Given problem: Reproduce all the lines exactly as they stand, apart from the pictures.

Raw data:
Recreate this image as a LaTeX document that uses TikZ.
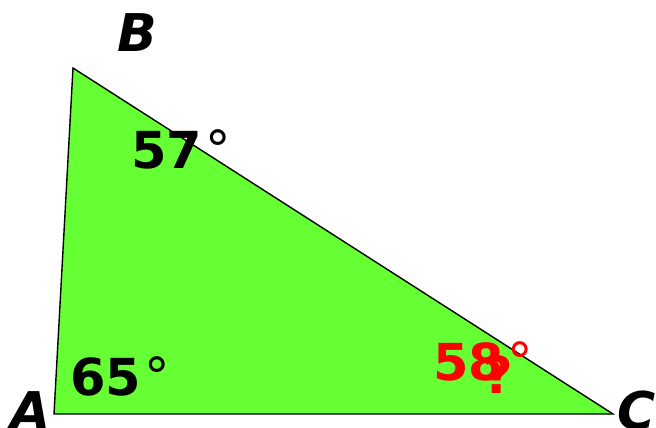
\documentclass[tikz,border=0pt]{standalone}
\usepackage{fontspec}
\setmainfont{DejaVu Sans}
\usepackage{xcolor}
\usepackage{tikz}
\usetikzlibrary{positioning}
\definecolor{trigreen}{HTML}{66FF33}
\definecolor{trired}{HTML}{FF0000}
\newcommand{\degsign}{\kern3pt\raisebox{1pt}{\mdseries\char"00B0}}

\begin{document}
\begin{tikzpicture}[x=1pt, y=-1pt,
  vlabel/.style={font=\fontsize{52}{52}\selectfont\bfseries\itshape, inner sep=0pt, anchor=base},
  angle/.style={font=\fontsize{51}{51}\selectfont\bfseries, inner sep=0pt, anchor=base west},
  edge/.style={draw=black, line width=1.4pt, line join=miter, fill=trigreen}]
  \useasboundingbox (0,0) rectangle (656,428);
  \coordinate (A) at (54,414);
  \coordinate (B) at (73,68);
  \coordinate (C) at (613,414);
  \draw[edge] (A) -- (B) -- (C) -- cycle;
  \node[vlabel] (lA) at (31,429) {A};
  \node[vlabel] (lB) at (137,52) {B};
  \node[vlabel] (lC) at (637,429) {C};
  \node[angle] (aA) at (70,395) {65\degsign};
  \node[angle] (aB) at (131,168) {57\degsign};
  \node[angle, text=trired] (aC) at (433,380) {58\degsign};
  \node[angle, text=trired] (q) at (483,393) {?};
\end{tikzpicture}
\end{document}
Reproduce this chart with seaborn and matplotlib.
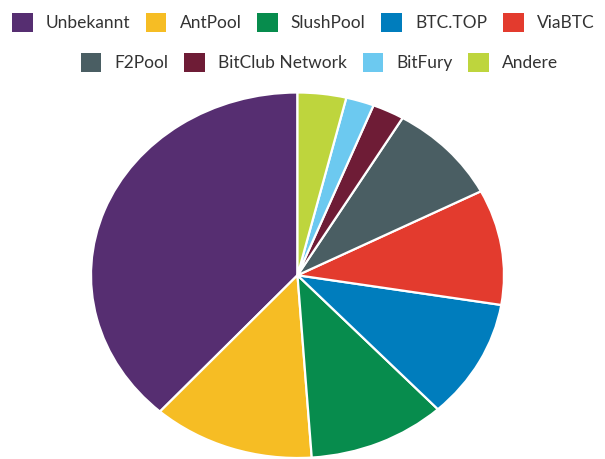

Output below:
Recreate this image as a LaTeX document that uses TikZ.
\documentclass[tikz,border=0pt]{standalone}
\usepackage{fontspec}
\setmainfont{DejaVu Sans}
\usepackage{xcolor}
\usepackage{tikz}
\usetikzlibrary{positioning}
\definecolor{trigreen}{HTML}{66FF33}
\definecolor{trired}{HTML}{FF0000}
\newcommand{\degsign}{\kern3pt\raisebox{1pt}{\mdseries\char"00B0}}

\begin{document}
\begin{tikzpicture}[x=1pt, y=-1pt,
  vlabel/.style={font=\fontsize{52}{52}\selectfont\bfseries\itshape, inner sep=0pt, anchor=base},
  angle/.style={font=\fontsize{51}{51}\selectfont\bfseries, inner sep=0pt, anchor=base west},
  edge/.style={draw=black, line width=1.4pt, line join=miter, fill=trigreen}]
  \useasboundingbox (0,0) rectangle (656,428);
  \coordinate (A) at (54,414);
  \coordinate (B) at (73,68);
  \coordinate (C) at (613,414);
  \draw[edge] (A) -- (B) -- (C) -- cycle;
  \node[vlabel] (lA) at (31,429) {A};
  \node[vlabel] (lB) at (137,52) {B};
  \node[vlabel] (lC) at (637,429) {C};
  \node[angle] (aA) at (70,395) {65\degsign};
  \node[angle] (aB) at (131,168) {57\degsign};
  \node[angle, text=trired] (aC) at (433,380) {58\degsign};
  \node[angle, text=trired] (q) at (483,393) {?};
\end{tikzpicture}
\end{document}
Reproduce this chart with seaborn and matplotlib.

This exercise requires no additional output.